This teaching session began when John the Baptist sent two disciples to question Jesus. Luke 7:15-19 (ESV)
And the dead man sat up and began to speak, and Jesus gave him to his mother. Fear seized them all, and they glorified God, saying, “A great prophet has arisen among us!” and “God has visited his people!” And this report about him spread through the whole of Judea and all the surrounding country. The disciples of John reported all these things to him. And John, calling two of his disciples to him, sent them to the Lord, saying, “Are you the one who is to come, or shall we look for another?”
Jesus answers the men by saying He was fulfilling Isaiah 29:18 and 35:5-6. Luke 7:24-27 (ESV):
When John's messengers had gone, Jesus began to speak to the crowds concerning John: “What did you go out into the wilderness to see? A reed shaken by the wind? What then did you go out to see? A man dressed in soft clothing? Behold, those who are dressed in splendid clothing and live in luxury are in kings' courts. What then did you go out to see? A prophet? Yes, I tell you, and more than a prophet. This is he of whom it is written,
'Behold, I send my messenger before your face,
who will prepare your way before you.'
So Jesus affirms that John is a prophet who fulfilled Malachi 3:1. It's interesting to think that John may have been in Herod's prison at the time (see Mark 6). If so, John would have wondered about his cousin who wasn't in the wilderness, eating locusts and wearing rough leather, but living it up in the towns of Galilee, going to weddings and spending time with sinners. He naturally would have been worried that he had not proclaimed a radical renewal of Judaism, but introduced the people to a heretic.
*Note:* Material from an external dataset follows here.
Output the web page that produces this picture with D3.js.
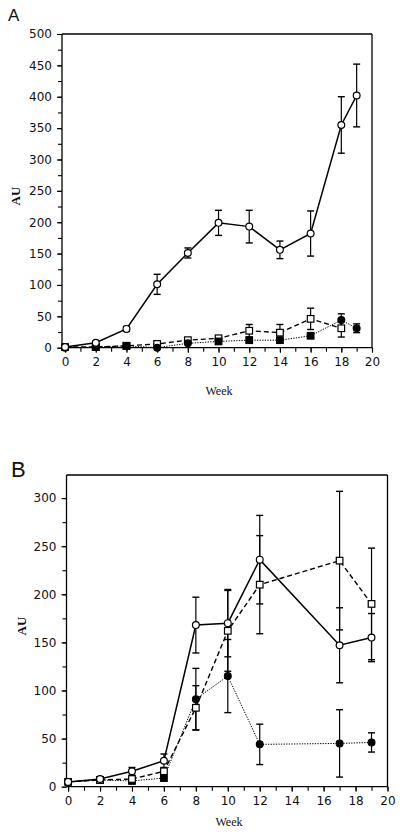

And probably the crowd had the same question.
Luke 7:31-35 (ESV):
“To what then shall I compare the people of this generation, and what are they like? They are like children sitting in the marketplace and calling to one another,
'We played the flute for you, and you did not dance;
we sang a dirge, and you did not weep.'
For John the Baptist has come eating no bread and drinking no wine, and you say, ‘He has a demon.’ The Son of Man has come eating and drinking, and you say, ‘Look at him! A glutton and a drunkard, a friend of tax collectors and sinners!’ Yet wisdom is justified by all her children.”
The parenthetical remark in verses 29 and 30 makes clear that the religious leaders had rejected John's baptism and were also generally opposed to Jesus too. So Jesus compares them to children in the marketplace who are not satisfied. Neither the ascetic John nor the hedonist Jesus pleased them. They could not see past the surface of either man to the wisdom underneath.
But who are the children in the marketplace? Sadly, they are still with us, I believe. I'm reminded of riding the Metro in Mexico City and seeing street urchins playing electric guitar with tiny, portable amps, or banging on makeshift, cardboard-box drums, or playing pop songs on beat-up flutes. They didn't care what they played as long as someone would give money to their toddler sibling who was wandering around the car with a hat or a bucket begging for spare change. I believe Jesus had these sorts of desperate, pathetic, poor-as-dirt, abused children in mind.
So the parable is a double condemnation:
The people are as fickle as children who will do anything to get a bit of money.
The society allows children to be in such desperate conditions that they must beg just to stay alive.
John Piper, in a sermon about Romans 1:18-22 said:
God warns with his wrath and he woos with his kindness. He speaks both languages: severity and tenderness. Do you recall how Jesus interpreted the coming of John the Baptist as a severe, leather-girded, locus-eating, desert-living, adultery-condemning prophet, on the one hand, and his own coming as a party-going, wine-making, child-healing, sin-forgiving savior, on the other hand? He said, "We played the flute for you, and you did not dance; we sang a dirge, and you did not mourn." Instead, you said, "John has a demon and Jesus is a glutton" (Matthew 11:17). The gospel came with both languages, but they would not hear.